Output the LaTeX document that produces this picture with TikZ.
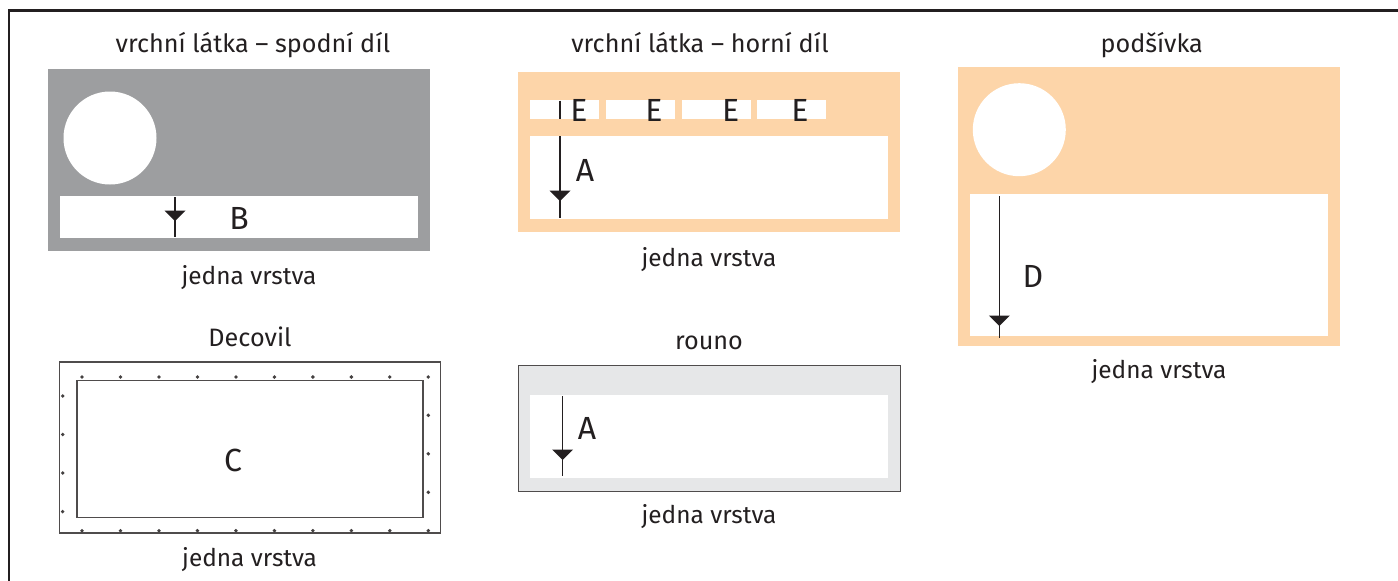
\documentclass[tikz,border=0pt]{standalone}
\usepackage{fontspec}
\setmainfont{Fira Sans}
\definecolor{ink}{HTML}{231F20}
\definecolor{midgrey}{HTML}{9D9EA0}
\definecolor{peach}{HTML}{FDD5A9}
\definecolor{pale}{HTML}{E6E7E8}
\tikzset{
  caption/.style={anchor=base,inner sep=0pt,font=\fontsize{25.2}{28}\selectfont,text=ink},
  layer/.style={anchor=base,inner sep=0pt,font=\fontsize{24.4}{28}\selectfont,text=ink},
  letter/.style={anchor=center,inner sep=0pt,font=\fontsize{32}{36}\selectfont,text=ink},
  grain/.style={draw=ink,line width=1.1pt},
  tip/.style={fill=ink,draw=none},
  hole/.style={fill=white,draw=none},
  spot/.style={circle,fill=ink!85,draw=none,minimum size=3.8pt,inner sep=0pt}
}
\newcommand{\grainhead}[3]{\fill[tip] (#1-10.5,#2) -- (#1+10.5,#2) -- (#1,#3) -- cycle;}
\begin{document}
\begin{tikzpicture}[x=1pt,y=-1pt]
\useasboundingbox (0,0) rectangle (1398,581);
\draw[ink,line width=2.4pt] (9,590) -- (9,10.5) -- (1405,10.5);
% panel 1
\fill[midgrey] (48,69) rectangle (430,251);
\fill[hole] (110,138) circle (46.5);
\fill[hole] (60,196) rectangle (418,238);
\coordinate (ba) at (175,197); \coordinate (bb) at (175,237);
\draw[grain] (ba) -- (bb);
\grainhead{175}{210.5}{221}
\node[caption] (t1) at (253,52) {vrchní látka – spodní díl};
\node[letter] (lB) at (239,218) {B};
\node[layer] (j1) at (249,284.5) {jedna vrstva};
% Decovil
\draw[ink!80,line width=1.1pt] (59.5,362) rectangle (440.5,533);
\draw[ink!80,line width=1.3pt] (77,380.7) rectangle (423,517.7);
\foreach \i in {0,...,9}{
  \node[spot] at (82+38.48*\i,377) {};
  \node[spot] at (82+38.48*\i,530.7) {};
}
\foreach \yy in {396,434.5,473,511.6} \node[spot] at (62.7,\yy) {};
\foreach \yy in {415.3,453.8,492.3} \node[spot] at (428.3,\yy) {};
\node[caption] (t2) at (250,346) {Decovil};
\node[letter] (lC) at (233,460) {C};
\node[layer] (j2) at (249.6,566) {jedna vrstva};
% panel top middle
\fill[peach] (518,72) rectangle (900,231.7);
\fill[hole] (530,136) rectangle (888,219);
\foreach \xa/\xb in {530/599,606/675,682/751,757/826} \fill[hole] (\xa,100) rectangle (\xb,119);
\coordinate (aa) at (560,100.5); \coordinate (ab) at (560,119);
\coordinate (ac) at (560,136); \coordinate (ad) at (560,217.5);
\draw[grain] (aa) -- (ab) (ac) -- (ad);
\grainhead{560}{190.7}{201}
\node[letter] at (579,110) {E};
\node[letter] at (654,110) {E};
\node[letter] at (730.7,110) {E};
\node[letter] at (800,110) {E};
\node[letter] (lA) at (585,170) {A};
\node[caption] (t3) at (700,52) {vrchní látka – horní díl};
\node[layer] (j3) at (709,266) {jedna vrstva};
% rouno
\fill[pale] (518.5,365) rectangle (900,491.5);
\fill[hole] (530,395) rectangle (888,478);
\draw[ink!80,line width=1pt] (518.5,365) rectangle (900,491.5);
\coordinate (ra) at (562.5,396); \coordinate (rb) at (562.5,476);
\draw[grain] (ra) -- (rb);
\grainhead{562.5}{449.5}{460}
\node[letter] (lA2) at (587,428.5) {A};
\node[caption] (t4) at (709,349) {rouno};
\node[layer] (j4) at (709,523.7) {jedna vrstva};
% podsivka
\fill[peach] (958,67) rectangle (1340,345.7);
\fill[hole] (1019.3,129.7) circle (46.5);
\fill[hole] (970,194) rectangle (1328,335.7);
\coordinate (da) at (999.3,196); \coordinate (db) at (999.3,337.5);
\draw[grain] (da) -- (db);
\grainhead{999.3}{315.5}{326}
\node[letter] (lD) at (1033,276) {D};
\node[caption] (t5) at (1151.7,52) {podšívka};
\node[layer] (j5) at (1159,378) {jedna vrstva};
\end{tikzpicture}
\end{document}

-- -- --

**Instructions to follow**. Retype the whole listing, keeping every line identical and omitting all pictures.

**Complete response**.
Output the LaTeX document that produces this picture with TikZ.
\documentclass[tikz,border=0pt]{standalone}
\usepackage{fontspec}
\setmainfont{Fira Sans}
\definecolor{ink}{HTML}{231F20}
\definecolor{midgrey}{HTML}{9D9EA0}
\definecolor{peach}{HTML}{FDD5A9}
\definecolor{pale}{HTML}{E6E7E8}
\tikzset{
  caption/.style={anchor=base,inner sep=0pt,font=\fontsize{25.2}{28}\selectfont,text=ink},
  layer/.style={anchor=base,inner sep=0pt,font=\fontsize{24.4}{28}\selectfont,text=ink},
  letter/.style={anchor=center,inner sep=0pt,font=\fontsize{32}{36}\selectfont,text=ink},
  grain/.style={draw=ink,line width=1.1pt},
  tip/.style={fill=ink,draw=none},
  hole/.style={fill=white,draw=none},
  spot/.style={circle,fill=ink!85,draw=none,minimum size=3.8pt,inner sep=0pt}
}
\newcommand{\grainhead}[3]{\fill[tip] (#1-10.5,#2) -- (#1+10.5,#2) -- (#1,#3) -- cycle;}
\begin{document}
\begin{tikzpicture}[x=1pt,y=-1pt]
\useasboundingbox (0,0) rectangle (1398,581);
\draw[ink,line width=2.4pt] (9,590) -- (9,10.5) -- (1405,10.5);
% panel 1
\fill[midgrey] (48,69) rectangle (430,251);
\fill[hole] (110,138) circle (46.5);
\fill[hole] (60,196) rectangle (418,238);
\coordinate (ba) at (175,197); \coordinate (bb) at (175,237);
\draw[grain] (ba) -- (bb);
\grainhead{175}{210.5}{221}
\node[caption] (t1) at (253,52) {vrchní látka – spodní díl};
\node[letter] (lB) at (239,218) {B};
\node[layer] (j1) at (249,284.5) {jedna vrstva};
% Decovil
\draw[ink!80,line width=1.1pt] (59.5,362) rectangle (440.5,533);
\draw[ink!80,line width=1.3pt] (77,380.7) rectangle (423,517.7);
\foreach \i in {0,...,9}{
  \node[spot] at (82+38.48*\i,377) {};
  \node[spot] at (82+38.48*\i,530.7) {};
}
\foreach \yy in {396,434.5,473,511.6} \node[spot] at (62.7,\yy) {};
\foreach \yy in {415.3,453.8,492.3} \node[spot] at (428.3,\yy) {};
\node[caption] (t2) at (250,346) {Decovil};
\node[letter] (lC) at (233,460) {C};
\node[layer] (j2) at (249.6,566) {jedna vrstva};
% panel top middle
\fill[peach] (518,72) rectangle (900,231.7);
\fill[hole] (530,136) rectangle (888,219);
\foreach \xa/\xb in {530/599,606/675,682/751,757/826} \fill[hole] (\xa,100) rectangle (\xb,119);
\coordinate (aa) at (560,100.5); \coordinate (ab) at (560,119);
\coordinate (ac) at (560,136); \coordinate (ad) at (560,217.5);
\draw[grain] (aa) -- (ab) (ac) -- (ad);
\grainhead{560}{190.7}{201}
\node[letter] at (579,110) {E};
\node[letter] at (654,110) {E};
\node[letter] at (730.7,110) {E};
\node[letter] at (800,110) {E};
\node[letter] (lA) at (585,170) {A};
\node[caption] (t3) at (700,52) {vrchní látka – horní díl};
\node[layer] (j3) at (709,266) {jedna vrstva};
% rouno
\fill[pale] (518.5,365) rectangle (900,491.5);
\fill[hole] (530,395) rectangle (888,478);
\draw[ink!80,line width=1pt] (518.5,365) rectangle (900,491.5);
\coordinate (ra) at (562.5,396); \coordinate (rb) at (562.5,476);
\draw[grain] (ra) -- (rb);
\grainhead{562.5}{449.5}{460}
\node[letter] (lA2) at (587,428.5) {A};
\node[caption] (t4) at (709,349) {rouno};
\node[layer] (j4) at (709,523.7) {jedna vrstva};
% podsivka
\fill[peach] (958,67) rectangle (1340,345.7);
\fill[hole] (1019.3,129.7) circle (46.5);
\fill[hole] (970,194) rectangle (1328,335.7);
\coordinate (da) at (999.3,196); \coordinate (db) at (999.3,337.5);
\draw[grain] (da) -- (db);
\grainhead{999.3}{315.5}{326}
\node[letter] (lD) at (1033,276) {D};
\node[caption] (t5) at (1151.7,52) {podšívka};
\node[layer] (j5) at (1159,378) {jedna vrstva};
\end{tikzpicture}
\end{document}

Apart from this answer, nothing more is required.